DIRECTIONS FOR THIS TASK -> Could the lines from the start of the data through the line with "width=240pt] (deployp) at" be set down exactly, with no pictures among them?

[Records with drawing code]
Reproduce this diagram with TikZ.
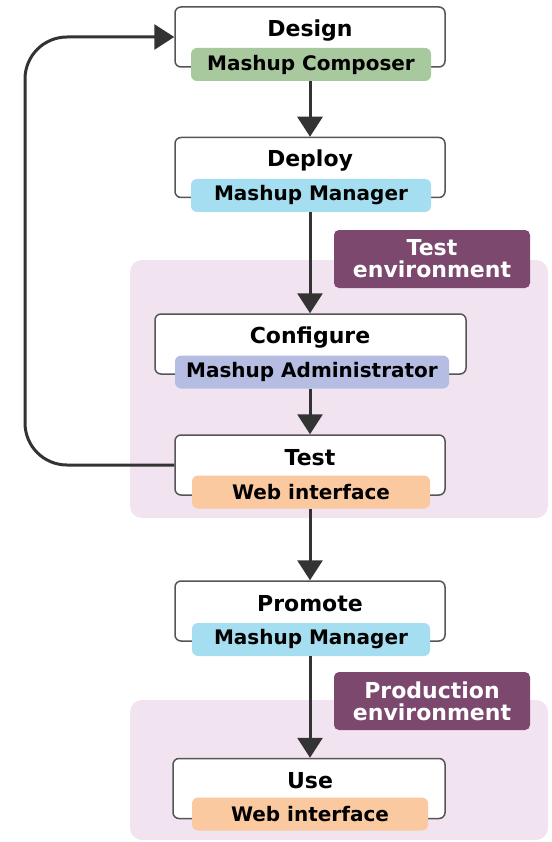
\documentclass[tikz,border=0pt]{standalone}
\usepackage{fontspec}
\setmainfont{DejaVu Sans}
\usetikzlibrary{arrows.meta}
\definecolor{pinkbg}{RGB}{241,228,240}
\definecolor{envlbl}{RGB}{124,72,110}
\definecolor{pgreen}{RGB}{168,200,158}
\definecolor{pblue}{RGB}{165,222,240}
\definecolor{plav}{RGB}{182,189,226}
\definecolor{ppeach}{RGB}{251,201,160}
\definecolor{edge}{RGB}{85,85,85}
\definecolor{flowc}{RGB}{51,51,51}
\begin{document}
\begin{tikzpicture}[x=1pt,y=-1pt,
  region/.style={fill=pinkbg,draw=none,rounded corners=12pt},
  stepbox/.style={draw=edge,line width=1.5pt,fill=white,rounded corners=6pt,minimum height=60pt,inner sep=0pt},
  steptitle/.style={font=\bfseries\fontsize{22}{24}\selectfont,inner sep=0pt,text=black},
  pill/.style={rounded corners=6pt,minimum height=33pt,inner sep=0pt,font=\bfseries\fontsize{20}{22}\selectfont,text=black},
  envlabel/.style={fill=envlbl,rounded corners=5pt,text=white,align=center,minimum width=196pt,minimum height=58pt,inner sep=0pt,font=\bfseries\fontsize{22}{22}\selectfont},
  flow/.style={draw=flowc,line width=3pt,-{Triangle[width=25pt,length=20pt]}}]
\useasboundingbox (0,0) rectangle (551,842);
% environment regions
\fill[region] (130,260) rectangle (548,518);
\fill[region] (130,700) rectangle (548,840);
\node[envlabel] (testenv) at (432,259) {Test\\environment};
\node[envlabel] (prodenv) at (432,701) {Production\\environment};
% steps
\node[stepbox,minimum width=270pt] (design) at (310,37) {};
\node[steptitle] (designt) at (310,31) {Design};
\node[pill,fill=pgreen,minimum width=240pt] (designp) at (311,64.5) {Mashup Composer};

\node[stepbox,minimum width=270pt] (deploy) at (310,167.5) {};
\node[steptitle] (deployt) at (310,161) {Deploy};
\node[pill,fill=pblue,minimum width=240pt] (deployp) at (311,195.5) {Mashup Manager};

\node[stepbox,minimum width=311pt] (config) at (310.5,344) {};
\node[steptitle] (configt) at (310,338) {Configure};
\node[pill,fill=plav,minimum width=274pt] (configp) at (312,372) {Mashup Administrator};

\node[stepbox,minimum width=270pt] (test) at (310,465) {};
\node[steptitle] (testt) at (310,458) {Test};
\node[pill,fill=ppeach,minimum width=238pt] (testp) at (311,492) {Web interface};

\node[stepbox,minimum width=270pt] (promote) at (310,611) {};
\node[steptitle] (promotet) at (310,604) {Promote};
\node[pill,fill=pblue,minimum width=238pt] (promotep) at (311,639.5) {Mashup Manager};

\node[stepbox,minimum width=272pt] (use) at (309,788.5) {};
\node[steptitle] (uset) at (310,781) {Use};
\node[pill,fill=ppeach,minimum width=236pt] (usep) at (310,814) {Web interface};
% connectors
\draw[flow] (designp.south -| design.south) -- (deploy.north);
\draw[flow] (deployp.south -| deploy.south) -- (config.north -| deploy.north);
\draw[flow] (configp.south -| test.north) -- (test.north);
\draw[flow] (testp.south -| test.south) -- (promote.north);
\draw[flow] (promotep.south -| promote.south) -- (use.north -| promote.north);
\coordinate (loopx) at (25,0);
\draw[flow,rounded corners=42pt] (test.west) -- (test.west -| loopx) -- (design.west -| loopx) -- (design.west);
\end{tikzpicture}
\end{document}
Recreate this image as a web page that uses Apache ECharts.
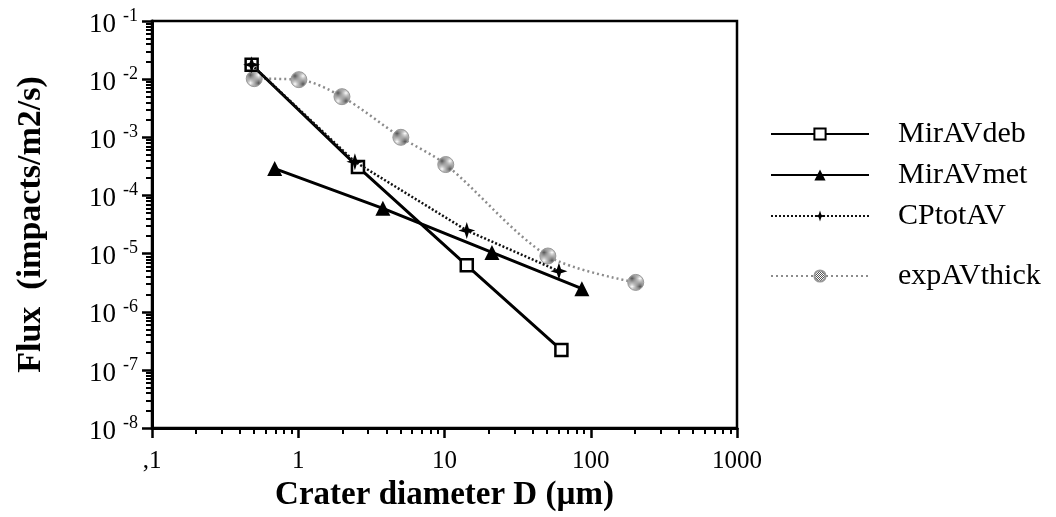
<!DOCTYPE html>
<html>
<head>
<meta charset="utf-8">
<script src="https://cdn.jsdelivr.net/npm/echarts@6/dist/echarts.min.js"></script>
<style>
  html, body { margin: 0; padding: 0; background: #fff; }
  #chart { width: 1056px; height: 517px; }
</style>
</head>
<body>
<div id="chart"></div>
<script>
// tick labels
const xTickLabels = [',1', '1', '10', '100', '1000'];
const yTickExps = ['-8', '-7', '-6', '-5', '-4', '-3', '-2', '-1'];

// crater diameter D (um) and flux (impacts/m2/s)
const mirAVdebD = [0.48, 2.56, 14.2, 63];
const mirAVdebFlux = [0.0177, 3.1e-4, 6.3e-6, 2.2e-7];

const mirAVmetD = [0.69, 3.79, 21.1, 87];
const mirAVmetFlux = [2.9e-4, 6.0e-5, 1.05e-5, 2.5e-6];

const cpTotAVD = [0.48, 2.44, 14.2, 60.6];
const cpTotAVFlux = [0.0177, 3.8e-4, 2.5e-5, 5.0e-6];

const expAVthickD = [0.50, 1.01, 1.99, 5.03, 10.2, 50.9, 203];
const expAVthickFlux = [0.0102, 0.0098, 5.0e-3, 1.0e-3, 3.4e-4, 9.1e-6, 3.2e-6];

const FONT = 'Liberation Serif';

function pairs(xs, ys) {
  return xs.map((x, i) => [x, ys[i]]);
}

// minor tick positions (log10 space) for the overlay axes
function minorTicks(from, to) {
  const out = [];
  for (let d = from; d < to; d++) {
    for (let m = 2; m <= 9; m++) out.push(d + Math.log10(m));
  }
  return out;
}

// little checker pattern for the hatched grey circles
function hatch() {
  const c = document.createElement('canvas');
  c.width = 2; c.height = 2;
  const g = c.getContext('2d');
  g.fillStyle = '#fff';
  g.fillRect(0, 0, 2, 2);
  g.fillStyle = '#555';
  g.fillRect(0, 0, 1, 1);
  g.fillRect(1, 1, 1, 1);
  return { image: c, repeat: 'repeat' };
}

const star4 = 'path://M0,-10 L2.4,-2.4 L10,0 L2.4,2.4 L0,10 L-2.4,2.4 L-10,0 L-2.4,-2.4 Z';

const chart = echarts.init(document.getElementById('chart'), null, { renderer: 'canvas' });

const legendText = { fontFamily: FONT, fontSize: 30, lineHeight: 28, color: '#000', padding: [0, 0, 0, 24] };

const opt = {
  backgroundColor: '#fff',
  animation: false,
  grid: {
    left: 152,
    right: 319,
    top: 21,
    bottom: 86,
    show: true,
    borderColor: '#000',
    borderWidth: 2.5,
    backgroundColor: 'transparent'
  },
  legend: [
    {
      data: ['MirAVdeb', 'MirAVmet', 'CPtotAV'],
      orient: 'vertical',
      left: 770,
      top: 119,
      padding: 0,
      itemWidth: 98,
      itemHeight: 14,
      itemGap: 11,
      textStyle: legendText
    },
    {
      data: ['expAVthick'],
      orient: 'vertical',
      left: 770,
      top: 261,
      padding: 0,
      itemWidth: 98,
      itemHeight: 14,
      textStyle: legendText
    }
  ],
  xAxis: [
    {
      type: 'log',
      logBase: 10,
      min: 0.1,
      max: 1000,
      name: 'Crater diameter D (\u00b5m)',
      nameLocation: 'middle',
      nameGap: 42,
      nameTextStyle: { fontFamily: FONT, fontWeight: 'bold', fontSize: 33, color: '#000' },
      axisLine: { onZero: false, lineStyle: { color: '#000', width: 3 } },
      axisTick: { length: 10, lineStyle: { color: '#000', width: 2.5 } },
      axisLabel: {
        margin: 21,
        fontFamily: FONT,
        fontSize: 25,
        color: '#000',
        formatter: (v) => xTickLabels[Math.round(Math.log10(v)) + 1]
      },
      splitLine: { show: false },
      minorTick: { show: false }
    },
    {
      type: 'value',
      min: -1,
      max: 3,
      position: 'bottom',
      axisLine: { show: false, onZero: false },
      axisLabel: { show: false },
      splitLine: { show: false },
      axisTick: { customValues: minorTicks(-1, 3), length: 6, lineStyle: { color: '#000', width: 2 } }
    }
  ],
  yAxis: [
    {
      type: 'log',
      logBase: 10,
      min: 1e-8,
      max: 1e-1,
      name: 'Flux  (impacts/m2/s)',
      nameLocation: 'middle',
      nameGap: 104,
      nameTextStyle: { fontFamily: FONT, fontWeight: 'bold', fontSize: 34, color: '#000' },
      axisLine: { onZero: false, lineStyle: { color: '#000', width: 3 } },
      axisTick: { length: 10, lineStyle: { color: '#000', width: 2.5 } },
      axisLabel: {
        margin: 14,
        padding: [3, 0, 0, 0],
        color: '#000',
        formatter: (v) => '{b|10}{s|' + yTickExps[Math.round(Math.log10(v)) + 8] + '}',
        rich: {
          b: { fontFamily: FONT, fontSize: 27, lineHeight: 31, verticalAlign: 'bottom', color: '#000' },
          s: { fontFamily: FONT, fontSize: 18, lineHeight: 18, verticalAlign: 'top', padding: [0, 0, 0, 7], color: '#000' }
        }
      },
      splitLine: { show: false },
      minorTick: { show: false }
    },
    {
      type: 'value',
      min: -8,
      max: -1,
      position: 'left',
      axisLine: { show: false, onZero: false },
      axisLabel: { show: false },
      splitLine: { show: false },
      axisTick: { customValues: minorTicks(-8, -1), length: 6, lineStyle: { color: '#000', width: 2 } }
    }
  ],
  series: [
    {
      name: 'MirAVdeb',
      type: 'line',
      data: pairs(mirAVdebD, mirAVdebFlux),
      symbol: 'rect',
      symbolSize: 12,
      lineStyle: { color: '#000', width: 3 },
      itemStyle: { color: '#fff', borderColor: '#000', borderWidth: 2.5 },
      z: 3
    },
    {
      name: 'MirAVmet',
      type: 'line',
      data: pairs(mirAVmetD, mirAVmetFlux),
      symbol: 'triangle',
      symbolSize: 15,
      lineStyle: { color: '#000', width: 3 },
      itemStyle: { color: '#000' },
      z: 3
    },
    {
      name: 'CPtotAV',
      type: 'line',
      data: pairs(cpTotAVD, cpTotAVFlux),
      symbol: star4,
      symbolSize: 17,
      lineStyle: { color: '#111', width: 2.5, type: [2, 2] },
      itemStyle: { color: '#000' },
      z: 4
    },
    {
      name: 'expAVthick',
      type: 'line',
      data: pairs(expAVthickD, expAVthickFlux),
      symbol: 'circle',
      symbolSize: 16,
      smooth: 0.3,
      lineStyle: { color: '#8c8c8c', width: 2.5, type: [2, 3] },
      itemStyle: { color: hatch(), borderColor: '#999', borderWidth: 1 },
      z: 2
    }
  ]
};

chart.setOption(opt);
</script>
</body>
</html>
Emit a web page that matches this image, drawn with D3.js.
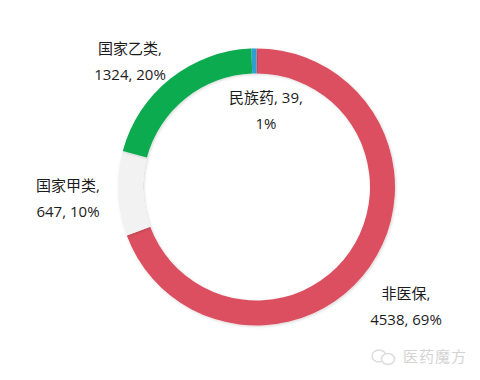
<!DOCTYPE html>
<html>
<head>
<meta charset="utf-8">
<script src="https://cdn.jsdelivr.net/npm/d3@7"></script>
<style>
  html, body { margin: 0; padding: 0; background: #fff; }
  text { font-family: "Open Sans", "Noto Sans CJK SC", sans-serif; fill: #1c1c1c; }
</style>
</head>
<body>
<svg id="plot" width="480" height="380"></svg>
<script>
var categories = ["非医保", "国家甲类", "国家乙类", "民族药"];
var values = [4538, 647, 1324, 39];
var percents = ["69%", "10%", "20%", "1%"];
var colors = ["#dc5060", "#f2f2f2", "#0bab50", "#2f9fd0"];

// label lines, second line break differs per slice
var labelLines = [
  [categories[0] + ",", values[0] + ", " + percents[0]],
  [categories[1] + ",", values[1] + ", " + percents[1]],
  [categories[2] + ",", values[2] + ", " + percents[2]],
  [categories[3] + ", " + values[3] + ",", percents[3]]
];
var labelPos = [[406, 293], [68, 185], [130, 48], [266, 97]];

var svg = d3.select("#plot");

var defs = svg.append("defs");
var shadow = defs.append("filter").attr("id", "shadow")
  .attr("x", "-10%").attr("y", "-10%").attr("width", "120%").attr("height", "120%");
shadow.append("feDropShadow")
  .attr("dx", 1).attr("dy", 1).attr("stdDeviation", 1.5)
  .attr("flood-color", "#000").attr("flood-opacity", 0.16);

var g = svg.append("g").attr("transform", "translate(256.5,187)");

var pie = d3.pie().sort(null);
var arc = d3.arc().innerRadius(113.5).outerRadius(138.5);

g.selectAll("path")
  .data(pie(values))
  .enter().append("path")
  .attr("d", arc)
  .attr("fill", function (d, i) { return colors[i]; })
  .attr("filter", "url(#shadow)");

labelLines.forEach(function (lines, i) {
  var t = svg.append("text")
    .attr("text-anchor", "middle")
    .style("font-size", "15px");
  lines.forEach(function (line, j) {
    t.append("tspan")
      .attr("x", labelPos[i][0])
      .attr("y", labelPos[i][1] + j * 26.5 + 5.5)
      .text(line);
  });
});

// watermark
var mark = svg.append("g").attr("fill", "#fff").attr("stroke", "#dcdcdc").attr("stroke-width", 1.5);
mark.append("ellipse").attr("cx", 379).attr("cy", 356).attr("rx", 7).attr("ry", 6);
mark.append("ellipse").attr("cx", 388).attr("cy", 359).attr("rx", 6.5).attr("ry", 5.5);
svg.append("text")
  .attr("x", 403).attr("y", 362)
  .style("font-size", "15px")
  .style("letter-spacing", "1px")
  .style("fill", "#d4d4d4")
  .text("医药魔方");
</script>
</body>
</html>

THE OUTPUT ->
Reproduce this diagram with TikZ.
\documentclass[tikz,border=0pt]{standalone}
\usepackage{fontspec}
\setmainfont{DejaVu Sans}
\usetikzlibrary{arrows.meta}
\definecolor{pinkbg}{RGB}{241,228,240}
\definecolor{envlbl}{RGB}{124,72,110}
\definecolor{pgreen}{RGB}{168,200,158}
\definecolor{pblue}{RGB}{165,222,240}
\definecolor{plav}{RGB}{182,189,226}
\definecolor{ppeach}{RGB}{251,201,160}
\definecolor{edge}{RGB}{85,85,85}
\definecolor{flowc}{RGB}{51,51,51}
\begin{document}
\begin{tikzpicture}[x=1pt,y=-1pt,
  region/.style={fill=pinkbg,draw=none,rounded corners=12pt},
  stepbox/.style={draw=edge,line width=1.5pt,fill=white,rounded corners=6pt,minimum height=60pt,inner sep=0pt},
  steptitle/.style={font=\bfseries\fontsize{22}{24}\selectfont,inner sep=0pt,text=black},
  pill/.style={rounded corners=6pt,minimum height=33pt,inner sep=0pt,font=\bfseries\fontsize{20}{22}\selectfont,text=black},
  envlabel/.style={fill=envlbl,rounded corners=5pt,text=white,align=center,minimum width=196pt,minimum height=58pt,inner sep=0pt,font=\bfseries\fontsize{22}{22}\selectfont},
  flow/.style={draw=flowc,line width=3pt,-{Triangle[width=25pt,length=20pt]}}]
\useasboundingbox (0,0) rectangle (551,842);
% environment regions
\fill[region] (130,260) rectangle (548,518);
\fill[region] (130,700) rectangle (548,840);
\node[envlabel] (testenv) at (432,259) {Test\\environment};
\node[envlabel] (prodenv) at (432,701) {Production\\environment};
% steps
\node[stepbox,minimum width=270pt] (design) at (310,37) {};
\node[steptitle] (designt) at (310,31) {Design};
\node[pill,fill=pgreen,minimum width=240pt] (designp) at (311,64.5) {Mashup Composer};

\node[stepbox,minimum width=270pt] (deploy) at (310,167.5) {};
\node[steptitle] (deployt) at (310,161) {Deploy};
\node[pill,fill=pblue,minimum width=240pt] (deployp) at (311,195.5) {Mashup Manager};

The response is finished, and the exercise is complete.